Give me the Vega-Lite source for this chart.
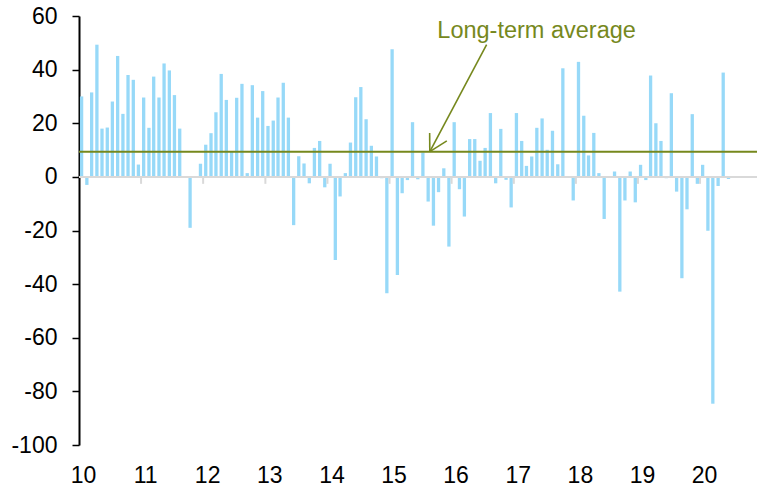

* * *

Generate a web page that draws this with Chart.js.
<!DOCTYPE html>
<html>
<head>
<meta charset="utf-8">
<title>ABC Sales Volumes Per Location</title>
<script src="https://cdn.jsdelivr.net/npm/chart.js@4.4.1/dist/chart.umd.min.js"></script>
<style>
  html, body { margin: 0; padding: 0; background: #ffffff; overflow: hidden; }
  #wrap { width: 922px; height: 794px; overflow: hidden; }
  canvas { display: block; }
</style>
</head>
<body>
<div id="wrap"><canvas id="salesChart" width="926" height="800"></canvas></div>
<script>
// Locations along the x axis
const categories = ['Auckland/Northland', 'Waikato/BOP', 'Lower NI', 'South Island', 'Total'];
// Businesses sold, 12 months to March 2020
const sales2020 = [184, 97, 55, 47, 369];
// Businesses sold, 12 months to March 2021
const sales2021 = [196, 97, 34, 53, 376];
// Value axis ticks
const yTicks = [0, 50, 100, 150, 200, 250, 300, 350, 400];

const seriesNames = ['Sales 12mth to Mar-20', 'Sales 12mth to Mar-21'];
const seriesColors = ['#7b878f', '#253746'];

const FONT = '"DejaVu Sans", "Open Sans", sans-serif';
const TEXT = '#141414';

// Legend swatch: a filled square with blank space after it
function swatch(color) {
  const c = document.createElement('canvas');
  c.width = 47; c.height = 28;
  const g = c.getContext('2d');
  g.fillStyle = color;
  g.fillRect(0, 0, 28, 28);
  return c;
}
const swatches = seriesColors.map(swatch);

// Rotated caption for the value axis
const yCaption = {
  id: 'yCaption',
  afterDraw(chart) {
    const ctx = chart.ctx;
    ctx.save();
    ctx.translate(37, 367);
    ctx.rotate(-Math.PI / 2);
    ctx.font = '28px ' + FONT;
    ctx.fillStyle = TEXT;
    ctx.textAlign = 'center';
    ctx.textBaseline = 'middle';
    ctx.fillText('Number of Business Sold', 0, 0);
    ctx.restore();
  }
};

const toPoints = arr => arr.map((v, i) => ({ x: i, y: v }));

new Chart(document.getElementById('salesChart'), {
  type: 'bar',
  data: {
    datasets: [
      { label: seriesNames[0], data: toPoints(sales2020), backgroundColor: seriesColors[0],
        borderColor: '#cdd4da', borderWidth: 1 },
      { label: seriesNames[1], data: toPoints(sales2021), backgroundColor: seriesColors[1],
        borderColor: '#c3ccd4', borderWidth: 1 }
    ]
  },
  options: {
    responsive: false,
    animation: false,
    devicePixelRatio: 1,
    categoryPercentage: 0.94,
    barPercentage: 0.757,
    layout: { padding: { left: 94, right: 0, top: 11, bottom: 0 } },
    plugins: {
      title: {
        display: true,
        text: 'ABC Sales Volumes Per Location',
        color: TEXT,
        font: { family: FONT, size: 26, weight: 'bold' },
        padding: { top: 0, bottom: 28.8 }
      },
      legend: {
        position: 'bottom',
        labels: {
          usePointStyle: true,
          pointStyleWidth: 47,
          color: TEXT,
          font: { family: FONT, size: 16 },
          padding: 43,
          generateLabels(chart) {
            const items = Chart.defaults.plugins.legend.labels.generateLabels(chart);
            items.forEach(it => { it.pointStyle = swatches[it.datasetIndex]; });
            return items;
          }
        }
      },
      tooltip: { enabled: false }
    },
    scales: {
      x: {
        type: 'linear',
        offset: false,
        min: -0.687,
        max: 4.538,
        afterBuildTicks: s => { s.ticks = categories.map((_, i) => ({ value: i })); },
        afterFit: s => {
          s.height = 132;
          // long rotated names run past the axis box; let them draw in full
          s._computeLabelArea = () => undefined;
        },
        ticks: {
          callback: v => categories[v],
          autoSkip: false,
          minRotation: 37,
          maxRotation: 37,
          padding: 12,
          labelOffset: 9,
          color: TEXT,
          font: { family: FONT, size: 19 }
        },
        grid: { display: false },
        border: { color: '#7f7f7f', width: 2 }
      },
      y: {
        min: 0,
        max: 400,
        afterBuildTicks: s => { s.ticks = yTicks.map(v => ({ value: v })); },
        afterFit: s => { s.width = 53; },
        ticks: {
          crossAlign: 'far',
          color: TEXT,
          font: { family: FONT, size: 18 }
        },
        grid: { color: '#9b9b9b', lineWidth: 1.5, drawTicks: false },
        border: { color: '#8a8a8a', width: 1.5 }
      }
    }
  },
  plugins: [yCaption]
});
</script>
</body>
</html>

==

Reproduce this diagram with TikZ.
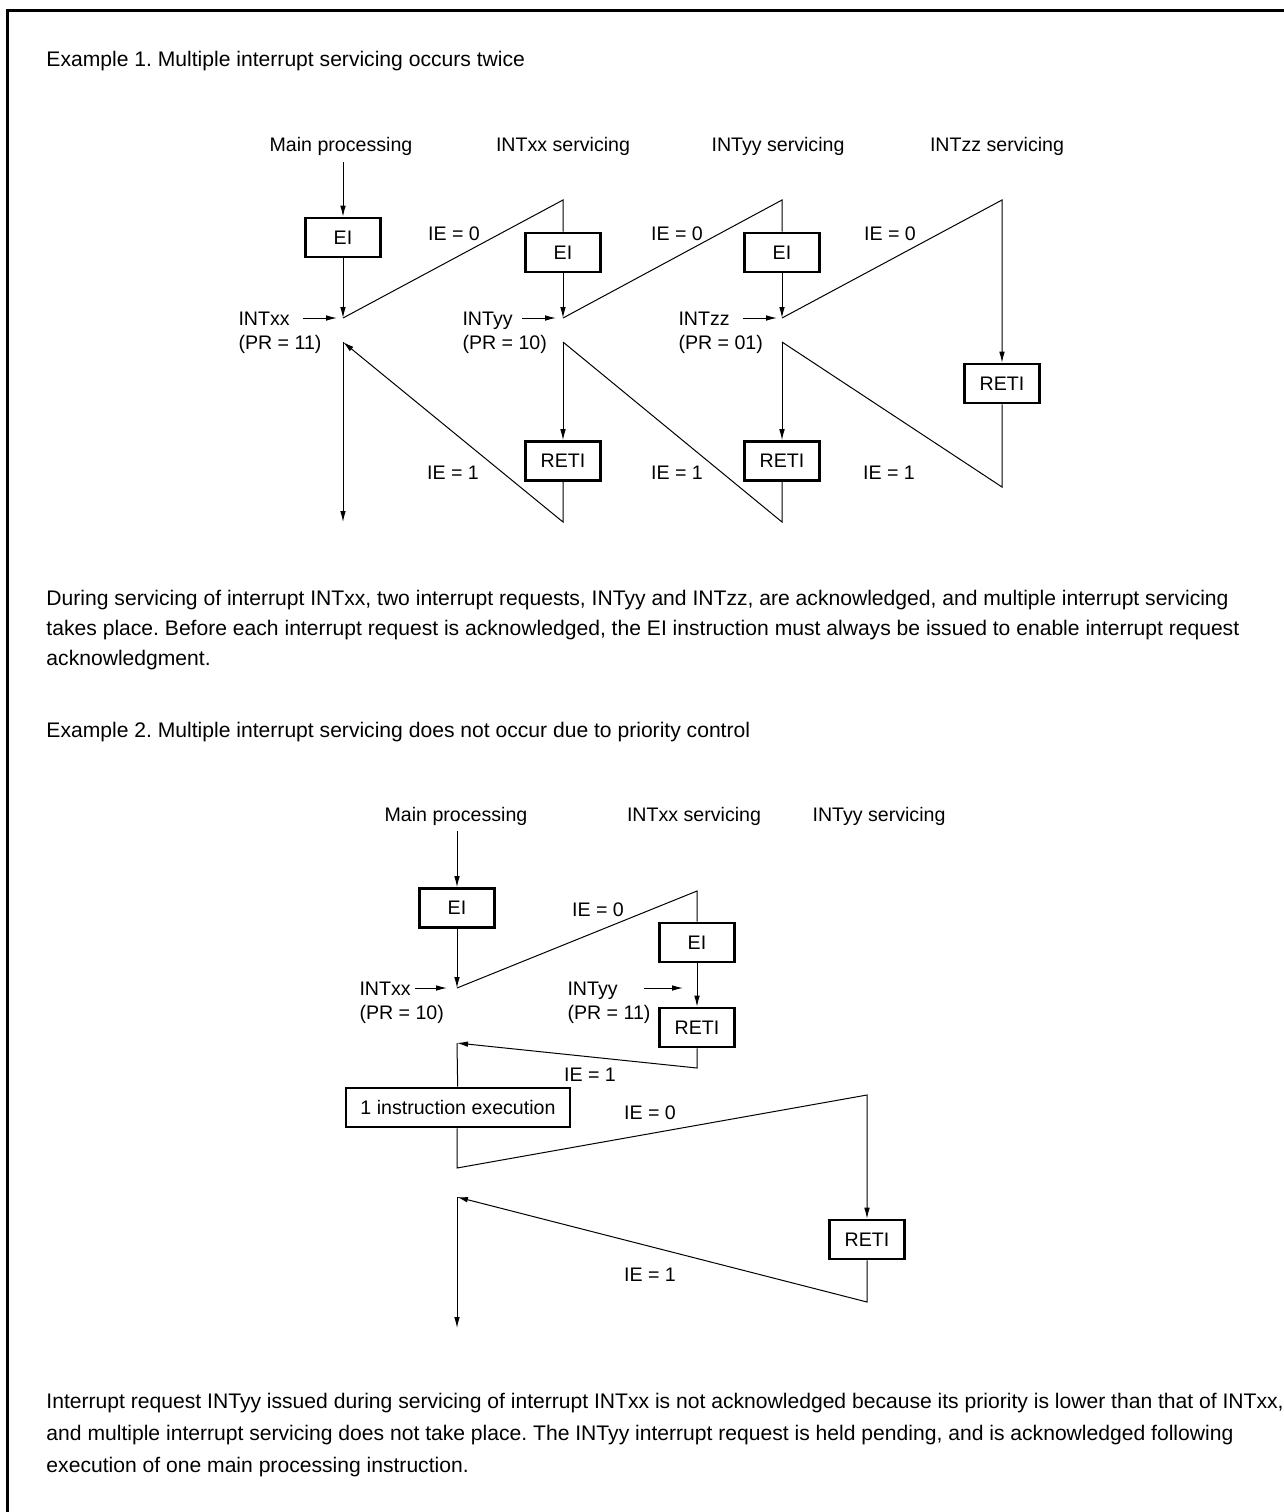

What is being asked - Your task is to output exactly the lines from the one with "Generate a web" through the one with "const TEXT = '#141414';", counting both ends.

Written answer -
Generate a web page that draws this with Chart.js.
<!DOCTYPE html>
<html>
<head>
<meta charset="utf-8">
<title>ABC Sales Volumes Per Location</title>
<script src="https://cdn.jsdelivr.net/npm/chart.js@4.4.1/dist/chart.umd.min.js"></script>
<style>
  html, body { margin: 0; padding: 0; background: #ffffff; overflow: hidden; }
  #wrap { width: 922px; height: 794px; overflow: hidden; }
  canvas { display: block; }
</style>
</head>
<body>
<div id="wrap"><canvas id="salesChart" width="926" height="800"></canvas></div>
<script>
// Locations along the x axis
const categories = ['Auckland/Northland', 'Waikato/BOP', 'Lower NI', 'South Island', 'Total'];
// Businesses sold, 12 months to March 2020
const sales2020 = [184, 97, 55, 47, 369];
// Businesses sold, 12 months to March 2021
const sales2021 = [196, 97, 34, 53, 376];
// Value axis ticks
const yTicks = [0, 50, 100, 150, 200, 250, 300, 350, 400];

const seriesNames = ['Sales 12mth to Mar-20', 'Sales 12mth to Mar-21'];
const seriesColors = ['#7b878f', '#253746'];

const FONT = '"DejaVu Sans", "Open Sans", sans-serif';
const TEXT = '#141414';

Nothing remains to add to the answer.